What Makes a Good VC (From a Founder’s Perspective)
Not all VCs are equal, and choosing the right investor matters as much as the money itself. Here’s what experienced founders look for:
Pattern recognition without rigidity. Good VCs have seen dozens of companies at your stage and can spot common mistakes. But they don’t force every company into the same template.
Network access. The best VCs can introduce you to potential customers, executives you need to hire, and follow-on investors. This “value add” is often worth more than the check.
Calm in a crisis. Every startup hits moments of existential panic. A good board member provides perspective without overreacting.
Honest feedback. Founders don’t need cheerleaders — they need people who will tell them when something isn’t working. The VCs who earn the most respect are the ones who deliver difficult truths directly.
Patience. Building something meaningful takes time. The best VCs understand that not every quarter will show perfect metrics and don’t panic when growth temporarily slows.
The Future of Venture Capital
The VC industry is evolving. Several trends are reshaping how it works:
Artificial intelligence is both a massive investment theme and a tool changing how VCs operate — from deal sourcing to data analysis of portfolio performance.
Fund sizes have grown enormously. Andreessen Horowitz raised $9 billion in 2022 alone. Larger funds change the math — you need bigger outcomes to move the needle.
The line between venture capital and other investment types continues to blur. Hedge funds, mutual funds, and sovereign wealth funds all participate in late-stage venture rounds. And new models like rolling funds and venture studios challenge the traditional fund structure.
What hasn’t changed: VCs still bet on people building products that customers want in markets large enough to matter. That fundamental equation — team, product, market — remains the same whether you’re funding a garage startup in 1975 or an AI company in 2025.
Frequently Asked Questions
How does venture capital differ from angel investing?
Angel investors are wealthy individuals investing their own money, typically at earlier stages and smaller amounts ($25K-$500K). Venture capitalists manage pooled funds from institutional investors and deploy larger amounts ($1M-$100M+).
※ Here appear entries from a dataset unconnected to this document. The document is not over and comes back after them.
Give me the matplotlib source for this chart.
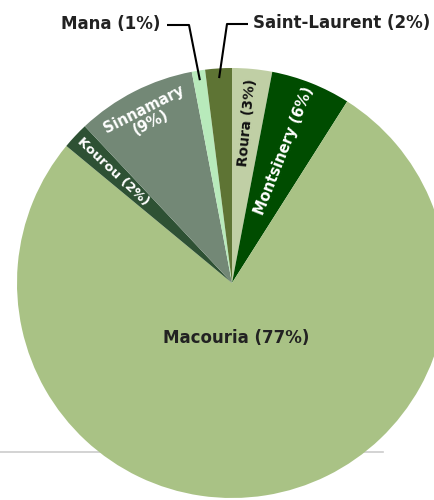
import matplotlib.pyplot as plt
import numpy as np

# data
communes = ['Roura', 'Montsinery', 'Macouria', 'Kourou', 'Sinnamary', 'Mana', 'Saint-Laurent']
shares = [3, 6, 77, 2, 9, 1, 2]
colors = ['#c0cfa5', '#004c00', '#a9c285', '#2e5134', '#738876', '#b8eabb', '#5e7434']

# layout (pixel coordinates, y up)
W, H = 435, 500
cx, cy, R = 232, 217, 215

plt.rcParams['font.family'] = ['DejaVu Sans']
fig = plt.figure(figsize=(W / 100, H / 100), dpi=100)
ax = fig.add_axes([0, 0, 1, 1])

# thin grey rule behind the pie
ax.plot([0, 383], [48, 48], color='#cccccc', lw=1.2, zorder=0)

wedges, _ = ax.pie(shares, colors=colors, startangle=90, counterclock=False,
                   center=(cx, cy), radius=R, wedgeprops=dict(linewidth=0))
ax.set_xlim(0, W)
ax.set_ylim(0, H)
ax.set_aspect('equal')
ax.axis('off')

# inside labels: (radius fraction, rotation mode, size, color)
inside = {
    'Roura': (0.75, 'radial', 10, '#111111'),
    'Montsinery': (0.66, 'radial', 10.5, 'white'),
    'Macouria': (0.26, 'flat', 12, '#222222'),
    'Kourou': (0.76, 'radial', 9.5, 'white'),
    'Sinnamary': (0.87, 'tangent', 10.5, 'white'),
}

for w, name, val in zip(wedges, communes, shares):
    mid = (w.theta1 + w.theta2) / 2
    a = np.deg2rad(mid)
    label = f'{name} ({val}%)'
    if name in inside:
        rf, mode, size, col = inside[name]
        x = cx + rf * R * np.cos(a)
        y = cy + rf * R * np.sin(a)
        if mode == 'radial':
            rot = mid if -90 <= mid <= 90 else mid - 180
        elif mode == 'tangent':
            rot = mid - 90
            label = f'{name}\n({val}%)'
        else:
            rot = 0
            x -= 5
        ax.text(x, y, label, ha='center', va='center', rotation=rot,
                rotation_mode='anchor', fontsize=size, fontweight='bold',
                color=col, linespacing=1.0)
    else:
        # leader line to an outside label
        x0 = cx + 0.955 * R * np.cos(a)
        y0 = cy + 0.955 * R * np.sin(a)
        if name == 'Mana':
            ex, ey, tx, ha = 189, 475, 167, 'right'
            lx = 160
        else:
            ex, ey, tx, ha = 227, 476, 248, 'left'
            lx = 253
        ax.plot([x0, ex, tx], [y0, ey, ey], color='black', lw=1.5,
                solid_capstyle='butt', zorder=3)
        ax.text(lx, ey + 1, label, ha=ha, va='center', fontsize=12,
                fontweight='bold', color='#222222')

fig.savefig('out.png', dpi=100)
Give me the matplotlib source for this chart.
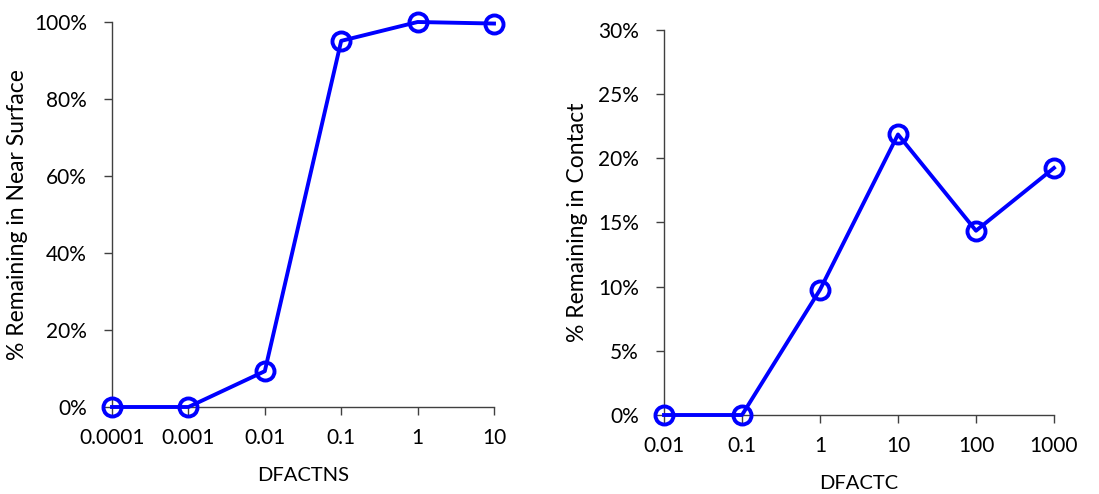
import matplotlib.pyplot as plt
from matplotlib.ticker import FixedLocator, FixedFormatter, NullLocator, PercentFormatter

plt.rcParams['font.family'] = ['Lato', 'DejaVu Sans']

# left panel
dfactns = [0.0001, 0.001, 0.01, 0.1, 1, 10]
dfactns_labels = ['0.0001', '0.001', '0.01', '0.1', '1', '10']
near_surface = [0.0, 0.0, 9.3, 95.1, 100.0, 99.6]

# right panel
dfactc = [0.01, 0.1, 1, 10, 100, 1000]
dfactc_labels = ['0.01', '0.1', '1', '10', '100', '1000']
contact = [0.0, 0.0, 9.76, 21.86, 14.36, 19.25]

blue = '#0000FF'
W, H = 1099, 494
fig = plt.figure(figsize=(W / 100, H / 100), dpi=100)

ax1 = fig.add_axes([112 / W, 1 - 407 / H, (494 - 112) / W, (407 - 22) / H])
ax2 = fig.add_axes([664 / W, 1 - 415 / H, (1054 - 664) / W, (415 - 30) / H])


def style(ax, x, y, labels, ymax, ystep, xlabel, ylabel, ypad):
    ax.plot(x, y, '-o', color=blue, lw=2.8, ms=13, mfc='none', mec=blue, mew=2.8,
            clip_on=False, zorder=3)
    ax.set_xscale('log')
    ax.set_xlim(x[0], x[-1])
    ax.set_ylim(0, ymax)
    ax.xaxis.set_major_locator(FixedLocator(x))
    ax.xaxis.set_major_formatter(FixedFormatter(labels))
    ax.xaxis.set_minor_locator(NullLocator())
    ax.set_yticks(range(0, ymax + 1, ystep))
    ax.yaxis.set_major_formatter(PercentFormatter(decimals=0))
    for s in ['top', 'right']:
        ax.spines[s].set_visible(False)
    for s in ['left', 'bottom']:
        ax.spines[s].set_color('#404040')
        ax.spines[s].set_linewidth(1.0)
    ax.tick_params(axis='both', direction='out', length=6, width=1.0, color='#404040',
                   labelsize=15, labelcolor='black')
    ax.tick_params(axis='x', pad=9)
    ax.tick_params(axis='y', pad=12)
    ax.set_xlabel(xlabel, fontsize=14.5, labelpad=14)
    ax.set_ylabel(ylabel, fontsize=16.5, labelpad=ypad)


style(ax1, dfactns, near_surface, dfactns_labels, 100, 20, 'DFACTNS',
      '% Remaining in Near Surface', 4)
style(ax2, dfactc, contact, dfactc_labels, 30, 5, 'DFACTC',
      '% Remaining in Contact', 7)

fig.savefig('out.png', dpi=100)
VCs also typically take board seats and demand more formal governance.
What percentage of venture-backed startups fail?
Roughly 75-90% of venture-backed startups fail to return their investors' money. About 50% fail outright. Only around 10% produce the outsized returns that make the whole model work. VCs expect most investments to lose money and rely on a few big winners.
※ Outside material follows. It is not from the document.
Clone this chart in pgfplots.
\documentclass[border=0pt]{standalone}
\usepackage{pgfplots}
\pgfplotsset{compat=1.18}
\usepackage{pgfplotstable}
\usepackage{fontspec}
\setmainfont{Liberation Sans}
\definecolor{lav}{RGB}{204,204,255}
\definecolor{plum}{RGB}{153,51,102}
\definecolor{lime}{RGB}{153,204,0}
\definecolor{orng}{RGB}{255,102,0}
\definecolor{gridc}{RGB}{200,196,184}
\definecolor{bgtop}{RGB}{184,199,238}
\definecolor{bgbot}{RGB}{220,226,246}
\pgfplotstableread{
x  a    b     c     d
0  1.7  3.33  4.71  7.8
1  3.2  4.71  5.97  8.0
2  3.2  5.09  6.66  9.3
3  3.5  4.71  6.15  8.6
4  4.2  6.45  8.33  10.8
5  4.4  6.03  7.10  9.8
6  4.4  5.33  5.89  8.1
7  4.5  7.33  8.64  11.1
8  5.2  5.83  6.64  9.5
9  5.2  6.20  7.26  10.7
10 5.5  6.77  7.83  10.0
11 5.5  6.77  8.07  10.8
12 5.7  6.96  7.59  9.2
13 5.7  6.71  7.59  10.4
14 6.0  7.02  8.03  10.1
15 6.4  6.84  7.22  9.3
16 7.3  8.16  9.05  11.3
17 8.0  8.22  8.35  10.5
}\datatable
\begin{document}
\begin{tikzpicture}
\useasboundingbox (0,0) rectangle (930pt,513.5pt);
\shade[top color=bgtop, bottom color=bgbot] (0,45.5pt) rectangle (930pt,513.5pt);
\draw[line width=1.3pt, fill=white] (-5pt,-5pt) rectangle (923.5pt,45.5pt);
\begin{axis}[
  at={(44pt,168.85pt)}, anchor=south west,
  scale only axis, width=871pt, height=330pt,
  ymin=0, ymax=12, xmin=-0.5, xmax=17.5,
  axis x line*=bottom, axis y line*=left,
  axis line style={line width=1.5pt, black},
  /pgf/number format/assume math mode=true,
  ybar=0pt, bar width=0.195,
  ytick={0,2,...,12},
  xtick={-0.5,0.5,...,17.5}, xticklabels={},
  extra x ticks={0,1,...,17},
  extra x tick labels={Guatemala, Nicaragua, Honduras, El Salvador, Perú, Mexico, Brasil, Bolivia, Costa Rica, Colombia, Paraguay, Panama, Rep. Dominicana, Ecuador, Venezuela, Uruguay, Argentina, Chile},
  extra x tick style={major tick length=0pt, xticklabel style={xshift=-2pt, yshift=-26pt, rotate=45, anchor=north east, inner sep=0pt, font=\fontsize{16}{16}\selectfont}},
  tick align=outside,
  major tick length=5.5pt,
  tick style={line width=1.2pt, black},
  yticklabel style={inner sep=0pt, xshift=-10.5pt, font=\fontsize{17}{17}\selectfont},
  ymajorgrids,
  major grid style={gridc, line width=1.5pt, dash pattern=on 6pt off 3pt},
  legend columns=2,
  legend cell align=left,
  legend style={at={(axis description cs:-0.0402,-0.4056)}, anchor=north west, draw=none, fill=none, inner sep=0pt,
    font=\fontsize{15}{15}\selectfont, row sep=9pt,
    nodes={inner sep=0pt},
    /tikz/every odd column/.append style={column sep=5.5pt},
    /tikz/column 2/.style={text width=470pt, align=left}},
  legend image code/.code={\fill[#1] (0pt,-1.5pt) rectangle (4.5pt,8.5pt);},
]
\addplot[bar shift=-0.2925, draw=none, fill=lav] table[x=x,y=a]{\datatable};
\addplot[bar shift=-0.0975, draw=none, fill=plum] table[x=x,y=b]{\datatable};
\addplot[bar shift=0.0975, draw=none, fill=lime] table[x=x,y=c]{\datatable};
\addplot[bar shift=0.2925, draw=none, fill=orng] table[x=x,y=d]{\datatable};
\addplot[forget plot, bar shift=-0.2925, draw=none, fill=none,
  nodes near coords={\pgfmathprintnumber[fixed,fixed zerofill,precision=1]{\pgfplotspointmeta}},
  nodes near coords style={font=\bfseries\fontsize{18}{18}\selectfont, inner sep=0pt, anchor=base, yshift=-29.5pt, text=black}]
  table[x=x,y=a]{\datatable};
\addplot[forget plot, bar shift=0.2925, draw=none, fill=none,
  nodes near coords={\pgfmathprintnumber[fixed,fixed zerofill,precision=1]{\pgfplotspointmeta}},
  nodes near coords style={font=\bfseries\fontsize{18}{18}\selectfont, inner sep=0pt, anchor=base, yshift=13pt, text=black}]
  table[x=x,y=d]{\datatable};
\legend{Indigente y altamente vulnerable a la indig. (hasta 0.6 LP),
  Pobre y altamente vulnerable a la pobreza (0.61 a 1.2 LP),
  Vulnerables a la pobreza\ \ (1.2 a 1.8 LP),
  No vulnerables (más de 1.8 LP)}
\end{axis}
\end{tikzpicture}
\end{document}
Do founders have to give up control of their company to get VC funding?
Not necessarily full control, but founders do give up significant equity and accept governance constraints. A typical Series A might involve giving up 20-30% of the company. VCs usually get board seats and protective provisions like veto rights over major decisions.
How long does the VC fundraising process take?
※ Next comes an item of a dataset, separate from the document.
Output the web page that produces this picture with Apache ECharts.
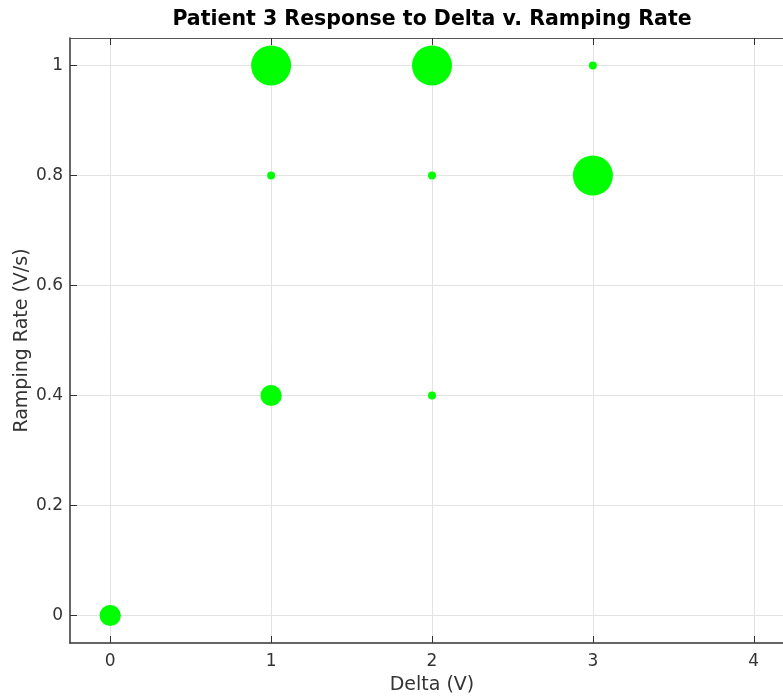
<!DOCTYPE html>
<html>
<head>
<meta charset="utf-8">
<script src="https://cdn.jsdelivr.net/npm/echarts@6/dist/echarts.min.js"></script>
<style>
html,body{margin:0;padding:0;background:#fff;}
#chart{width:783px;height:700px;}
</style>
</head>
<body>
<div id="chart"></div>
<script>
var deltas = [0, 1, 2, 1, 2, 3, 1, 2, 3];
var rampRates = [0, 0.4, 0.4, 0.8, 0.8, 0.8, 1, 1, 1];
var responses = [7, 7, 1, 1, 1, 25, 25, 25, 1];
var xTicks = [0, 1, 2, 3, 4];
var yTicks = [0, 0.2, 0.4, 0.6, 0.8, 1];

var points = deltas.map(function (d, i) { return [d, rampRates[i], responses[i]]; });

var font = 'DejaVu Sans';
var chart = echarts.init(document.getElementById('chart'));
chart.setOption({
  animation: false,
  title: {
    text: 'Patient 3 Response to Delta v. Ramping Rate',
    left: 427, top: 4, textAlign: 'center',
    textStyle: { fontFamily: font, fontWeight: 'bold', fontSize: 20.5, color: '#000' }
  },
  grid: { left: 70, top: 38, right: -11, bottom: 57, containLabel: false, outerBoundsMode: 'none' },
  xAxis: [{
    type: 'value', min: -0.25, max: 4.25,
    name: 'Delta (V)', nameLocation: 'middle', nameGap: 33, nameMoveOverlap: false,
    nameTextStyle: { fontFamily: font, fontSize: 19, color: '#333' },
    axisLine: { show: true, onZero: false, lineStyle: { color: '#333', width: 1.5 } },
    axisTick: { show: true, inside: true, length: 7, customValues: xTicks, lineStyle: { color: '#333' } },
    axisLabel: { customValues: xTicks, fontFamily: font, fontSize: 17, color: '#333', margin: 10 },
    splitLine: { show: true, lineStyle: { color: '#e3e3e3' } }
  }, {
    type: 'value', min: -0.25, max: 4.25, position: 'top',
    axisLine: { show: true, onZero: false, lineStyle: { color: '#555', width: 1.2 } },
    axisTick: { show: true, inside: true, length: 7, customValues: xTicks, lineStyle: { color: '#333' } },
    axisLabel: { show: false },
    splitLine: { show: false }
  }],
  yAxis: {
    type: 'value', min: -0.05, max: 1.05,
    name: 'Ramping Rate (V/s)', nameLocation: 'middle', nameGap: 38, nameMoveOverlap: false,
    nameTextStyle: { fontFamily: font, fontSize: 19, color: '#333' },
    axisLine: { show: true, onZero: false, lineStyle: { color: '#333', width: 1.5 } },
    axisTick: { show: true, inside: true, length: 7, customValues: yTicks, lineStyle: { color: '#333' } },
    axisLabel: { customValues: yTicks, fontFamily: font, fontSize: 17, color: '#333', margin: 7 },
    splitLine: { show: true, lineStyle: { color: '#e3e3e3' } }
  },
  series: [{
    type: 'scatter',
    data: points,
    symbol: 'circle',
    symbolSize: function (v) { return 8 * Math.sqrt(v[2]); },
    itemStyle: { color: '#00ff00', opacity: 1 }
  }]
});
</script>
</body>
</html>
For most startups, the fundraising process takes 3-6 months from first meetings to money in the bank. Some very hot companies close in weeks, while others take much longer. Founders typically meet with 30-50 investors before getting a term sheet.
What returns do venture capital funds target?
Top-tier VC funds target 3x or more return on the entire fund over a 10-year period, which translates to roughly 20-25% annual returns. The best-performing funds in history have returned 10x or more, but median fund returns are much more modest.